> _Source excerpt_:
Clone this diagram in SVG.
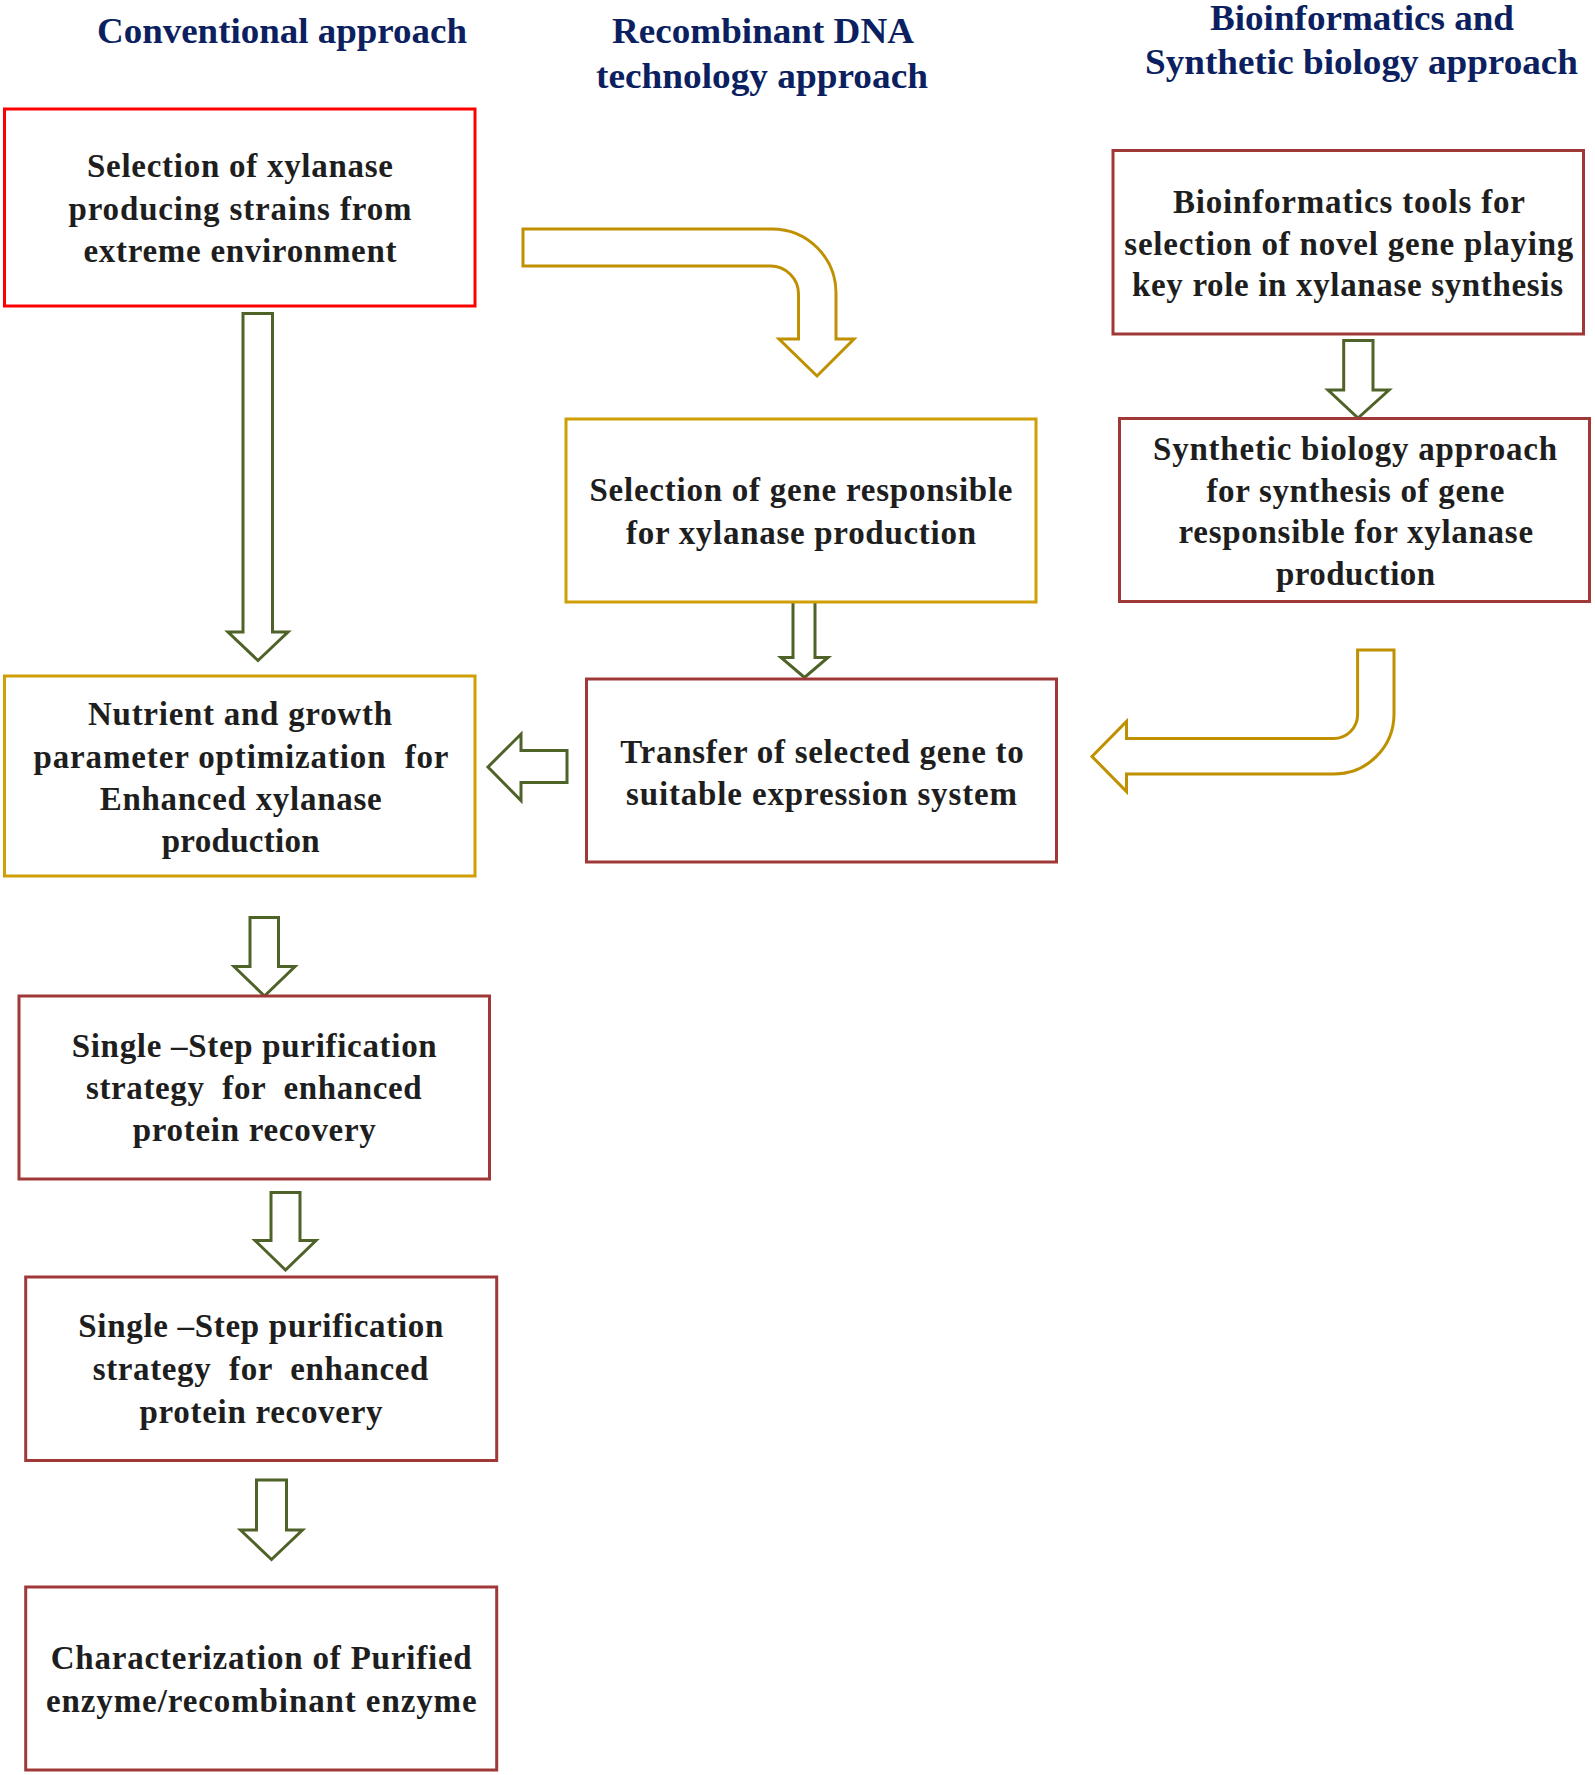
<svg xmlns="http://www.w3.org/2000/svg" width="1595" height="1775" viewBox="0 0 1595 1775">
<style>
text{font-family:"Liberation Serif","Times New Roman",serif;font-weight:bold;text-anchor:middle;white-space:pre}
.hd{font-size:36px;fill:#0c1f60}
.bt{font-size:33px;fill:#1e1e1e}
.box{fill:#ffffff;stroke-width:3}
.red{stroke:#ff0000}
.gold{stroke:#d09f06}
.dred{stroke:#a03838}
.ga{fill:#ffffff;stroke:#4f6228;stroke-width:3;stroke-linejoin:miter}
.ya{fill:#ffffff;stroke:#bf9000;stroke-width:3;stroke-linejoin:miter}
</style>
<rect width="1595" height="1775" fill="#ffffff"/>
<g id="headings">
<text class="hd" x="282" y="43" textLength="370" lengthAdjust="spacingAndGlyphs">Conventional approach</text>
<text class="hd" x="763" y="43" textLength="302" lengthAdjust="spacingAndGlyphs">Recombinant DNA</text>
<text class="hd" x="762" y="88" textLength="332" lengthAdjust="spacingAndGlyphs">technology approach</text>
<text class="hd" x="1362" y="30" textLength="304" lengthAdjust="spacingAndGlyphs">Bioinformatics and</text>
<text class="hd" x="1361.5" y="74" textLength="433" lengthAdjust="spacingAndGlyphs">Synthetic biology approach</text>
</g>
<g id="connectors">
<path class="ga" d="M243,313.5 H272.5 V632 H288 L258,660.5 L228,632 H243 Z"/>
<path class="ga" d="M793,601 H815 V657.5 H828 L804.5,677.5 L781,657.5 H793 Z"/>
<path class="ga" d="M567,750.5 V782.5 H521 V800.5 L488,767 L521,734 V750.5 Z"/>
<path class="ga" d="M1343.7,340.5 H1373 V390 H1389 L1358,418 L1328,390 H1343.7 Z"/>
<path class="ga" d="M250,917.5 H278.5 V966.5 H295 L264.5,996 L234,966.5 H250 Z"/>
<path class="ga" d="M271,1192.5 H300 V1240.5 H316 L285.5,1270 L255,1240.5 H271 Z"/>
<path class="ga" d="M256.5,1480 H286.5 V1530 H302.5 L271.5,1559.5 L240.5,1530 H256.5 Z"/>
<path class="ya" d="M523,229 H772 A64,64 0 0 1 836,293 V339 H854 L817,376 L779,339 H798.5 V294 A28,28 0 0 0 770.5,266 H523 Z"/>
<path class="ya" d="M1357.6,650 H1394 V714 A60,60 0 0 1 1334,774 H1126.5 V791.5 L1092,756.5 L1126.5,721.5 V738.5 H1333.6 A24,24 0 0 0 1357.6,714.5 Z"/>
</g>
<g id="node-selection-strains">
<rect class="box red" x="4.5" y="109" width="470.5" height="197"/>
<text class="bt" x="240" y="177" textLength="306" lengthAdjust="spacing">Selection of xylanase</text>
<text class="bt" x="240" y="220" textLength="343" lengthAdjust="spacing">producing strains from</text>
<text class="bt" x="240" y="262" textLength="313" lengthAdjust="spacing">extreme environment</text>
</g>
<g id="node-selection-gene">
<rect class="box gold" x="566" y="419" width="470" height="183"/>
<text class="bt" x="801" y="501" textLength="423" lengthAdjust="spacing">Selection of gene responsible</text>
<text class="bt" x="801" y="544" textLength="350" lengthAdjust="spacing">for xylanase production</text>
</g>
<g id="node-transfer">
<rect class="box dred" x="586.5" y="679" width="470" height="183"/>
<text class="bt" x="822" y="762.5" textLength="403.5" lengthAdjust="spacing">Transfer of selected gene to</text>
<text class="bt" x="821.5" y="805" textLength="391" lengthAdjust="spacing">suitable expression system</text>
</g>
<g id="node-nutrient">
<rect class="box gold" x="4.5" y="676" width="470.5" height="200"/>
<text class="bt" x="240" y="725" textLength="304" lengthAdjust="spacing">Nutrient and growth</text>
<text class="bt" x="241" y="767.7" textLength="415" lengthAdjust="spacing">parameter optimization  for</text>
<text class="bt" x="240.7" y="809.8" textLength="282" lengthAdjust="spacing">Enhanced xylanase</text>
<text class="bt" x="240.7" y="851.8" textLength="158" lengthAdjust="spacing">production</text>
</g>
<g id="node-bioinformatics">
<rect class="box dred" x="1113" y="150.5" width="470.5" height="183.5"/>
<text class="bt" x="1349" y="213" textLength="352" lengthAdjust="spacing">Bioinformatics tools for</text>
<text class="bt" x="1348.8" y="255" textLength="449" lengthAdjust="spacing">selection of novel gene playing</text>
<text class="bt" x="1347.5" y="296" textLength="431" lengthAdjust="spacing">key role in xylanase synthesis</text>
</g>
<g id="node-synthetic">
<rect class="box dred" x="1119.5" y="418.5" width="470" height="183"/>
<text class="bt" x="1355" y="460" textLength="404" lengthAdjust="spacing">Synthetic biology approach</text>
<text class="bt" x="1355.4" y="501.7" textLength="298" lengthAdjust="spacing">for synthesis of gene</text>
<text class="bt" x="1355.8" y="543.3" textLength="354.5" lengthAdjust="spacing">responsible for xylanase</text>
<text class="bt" x="1355.5" y="585" textLength="159" lengthAdjust="spacing">production</text>
</g>
<g id="node-purification-1">
<rect class="box dred" x="19" y="996" width="470.5" height="183"/>
<text class="bt" x="254.2" y="1056.7" textLength="365" lengthAdjust="spacing">Single –Step purification</text>
<text class="bt" x="253.8" y="1099" textLength="335.7" lengthAdjust="spacing">strategy  for  enhanced</text>
<text class="bt" x="254.3" y="1140.7" textLength="243" lengthAdjust="spacing">protein recovery</text>
</g>
<g id="node-purification-2">
<rect class="box dred" x="25.7" y="1277" width="471" height="183.5"/>
<text class="bt" x="260.8" y="1337" textLength="365" lengthAdjust="spacing">Single –Step purification</text>
<text class="bt" x="260.6" y="1380" textLength="335.7" lengthAdjust="spacing">strategy  for  enhanced</text>
<text class="bt" x="261" y="1423.3" textLength="243" lengthAdjust="spacing">protein recovery</text>
</g>
<g id="node-characterization">
<rect class="box dred" x="25.7" y="1587" width="471" height="183"/>
<text class="bt" x="261.2" y="1669.3" textLength="421" lengthAdjust="spacing">Characterization of Purified</text>
<text class="bt" x="261.3" y="1711.7" textLength="430.7" lengthAdjust="spacing">enzyme/recombinant enzyme</text>
</g>
</svg>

> _What you should do_: Print the full listing exactly, dropping the pictures.

> _Complete output_:
Clone this diagram in SVG.
<svg xmlns="http://www.w3.org/2000/svg" width="1595" height="1775" viewBox="0 0 1595 1775">
<style>
text{font-family:"Liberation Serif","Times New Roman",serif;font-weight:bold;text-anchor:middle;white-space:pre}
.hd{font-size:36px;fill:#0c1f60}
.bt{font-size:33px;fill:#1e1e1e}
.box{fill:#ffffff;stroke-width:3}
.red{stroke:#ff0000}
.gold{stroke:#d09f06}
.dred{stroke:#a03838}
.ga{fill:#ffffff;stroke:#4f6228;stroke-width:3;stroke-linejoin:miter}
.ya{fill:#ffffff;stroke:#bf9000;stroke-width:3;stroke-linejoin:miter}
</style>
<rect width="1595" height="1775" fill="#ffffff"/>
<g id="headings">
<text class="hd" x="282" y="43" textLength="370" lengthAdjust="spacingAndGlyphs">Conventional approach</text>
<text class="hd" x="763" y="43" textLength="302" lengthAdjust="spacingAndGlyphs">Recombinant DNA</text>
<text class="hd" x="762" y="88" textLength="332" lengthAdjust="spacingAndGlyphs">technology approach</text>
<text class="hd" x="1362" y="30" textLength="304" lengthAdjust="spacingAndGlyphs">Bioinformatics and</text>
<text class="hd" x="1361.5" y="74" textLength="433" lengthAdjust="spacingAndGlyphs">Synthetic biology approach</text>
</g>
<g id="connectors">
<path class="ga" d="M243,313.5 H272.5 V632 H288 L258,660.5 L228,632 H243 Z"/>
<path class="ga" d="M793,601 H815 V657.5 H828 L804.5,677.5 L781,657.5 H793 Z"/>
<path class="ga" d="M567,750.5 V782.5 H521 V800.5 L488,767 L521,734 V750.5 Z"/>
<path class="ga" d="M1343.7,340.5 H1373 V390 H1389 L1358,418 L1328,390 H1343.7 Z"/>
<path class="ga" d="M250,917.5 H278.5 V966.5 H295 L264.5,996 L234,966.5 H250 Z"/>
<path class="ga" d="M271,1192.5 H300 V1240.5 H316 L285.5,1270 L255,1240.5 H271 Z"/>
<path class="ga" d="M256.5,1480 H286.5 V1530 H302.5 L271.5,1559.5 L240.5,1530 H256.5 Z"/>
<path class="ya" d="M523,229 H772 A64,64 0 0 1 836,293 V339 H854 L817,376 L779,339 H798.5 V294 A28,28 0 0 0 770.5,266 H523 Z"/>
<path class="ya" d="M1357.6,650 H1394 V714 A60,60 0 0 1 1334,774 H1126.5 V791.5 L1092,756.5 L1126.5,721.5 V738.5 H1333.6 A24,24 0 0 0 1357.6,714.5 Z"/>
</g>
<g id="node-selection-strains">
<rect class="box red" x="4.5" y="109" width="470.5" height="197"/>
<text class="bt" x="240" y="177" textLength="306" lengthAdjust="spacing">Selection of xylanase</text>
<text class="bt" x="240" y="220" textLength="343" lengthAdjust="spacing">producing strains from</text>
<text class="bt" x="240" y="262" textLength="313" lengthAdjust="spacing">extreme environment</text>
</g>
<g id="node-selection-gene">
<rect class="box gold" x="566" y="419" width="470" height="183"/>
<text class="bt" x="801" y="501" textLength="423" lengthAdjust="spacing">Selection of gene responsible</text>
<text class="bt" x="801" y="544" textLength="350" lengthAdjust="spacing">for xylanase production</text>
</g>
<g id="node-transfer">
<rect class="box dred" x="586.5" y="679" width="470" height="183"/>
<text class="bt" x="822" y="762.5" textLength="403.5" lengthAdjust="spacing">Transfer of selected gene to</text>
<text class="bt" x="821.5" y="805" textLength="391" lengthAdjust="spacing">suitable expression system</text>
</g>
<g id="node-nutrient">
<rect class="box gold" x="4.5" y="676" width="470.5" height="200"/>
<text class="bt" x="240" y="725" textLength="304" lengthAdjust="spacing">Nutrient and growth</text>
<text class="bt" x="241" y="767.7" textLength="415" lengthAdjust="spacing">parameter optimization  for</text>
<text class="bt" x="240.7" y="809.8" textLength="282" lengthAdjust="spacing">Enhanced xylanase</text>
<text class="bt" x="240.7" y="851.8" textLength="158" lengthAdjust="spacing">production</text>
</g>
<g id="node-bioinformatics">
<rect class="box dred" x="1113" y="150.5" width="470.5" height="183.5"/>
<text class="bt" x="1349" y="213" textLength="352" lengthAdjust="spacing">Bioinformatics tools for</text>
<text class="bt" x="1348.8" y="255" textLength="449" lengthAdjust="spacing">selection of novel gene playing</text>
<text class="bt" x="1347.5" y="296" textLength="431" lengthAdjust="spacing">key role in xylanase synthesis</text>
</g>
<g id="node-synthetic">
<rect class="box dred" x="1119.5" y="418.5" width="470" height="183"/>
<text class="bt" x="1355" y="460" textLength="404" lengthAdjust="spacing">Synthetic biology approach</text>
<text class="bt" x="1355.4" y="501.7" textLength="298" lengthAdjust="spacing">for synthesis of gene</text>
<text class="bt" x="1355.8" y="543.3" textLength="354.5" lengthAdjust="spacing">responsible for xylanase</text>
<text class="bt" x="1355.5" y="585" textLength="159" lengthAdjust="spacing">production</text>
</g>
<g id="node-purification-1">
<rect class="box dred" x="19" y="996" width="470.5" height="183"/>
<text class="bt" x="254.2" y="1056.7" textLength="365" lengthAdjust="spacing">Single –Step purification</text>
<text class="bt" x="253.8" y="1099" textLength="335.7" lengthAdjust="spacing">strategy  for  enhanced</text>
<text class="bt" x="254.3" y="1140.7" textLength="243" lengthAdjust="spacing">protein recovery</text>
</g>
<g id="node-purification-2">
<rect class="box dred" x="25.7" y="1277" width="471" height="183.5"/>
<text class="bt" x="260.8" y="1337" textLength="365" lengthAdjust="spacing">Single –Step purification</text>
<text class="bt" x="260.6" y="1380" textLength="335.7" lengthAdjust="spacing">strategy  for  enhanced</text>
<text class="bt" x="261" y="1423.3" textLength="243" lengthAdjust="spacing">protein recovery</text>
</g>
<g id="node-characterization">
<rect class="box dred" x="25.7" y="1587" width="471" height="183"/>
<text class="bt" x="261.2" y="1669.3" textLength="421" lengthAdjust="spacing">Characterization of Purified</text>
<text class="bt" x="261.3" y="1711.7" textLength="430.7" lengthAdjust="spacing">enzyme/recombinant enzyme</text>
</g>
</svg>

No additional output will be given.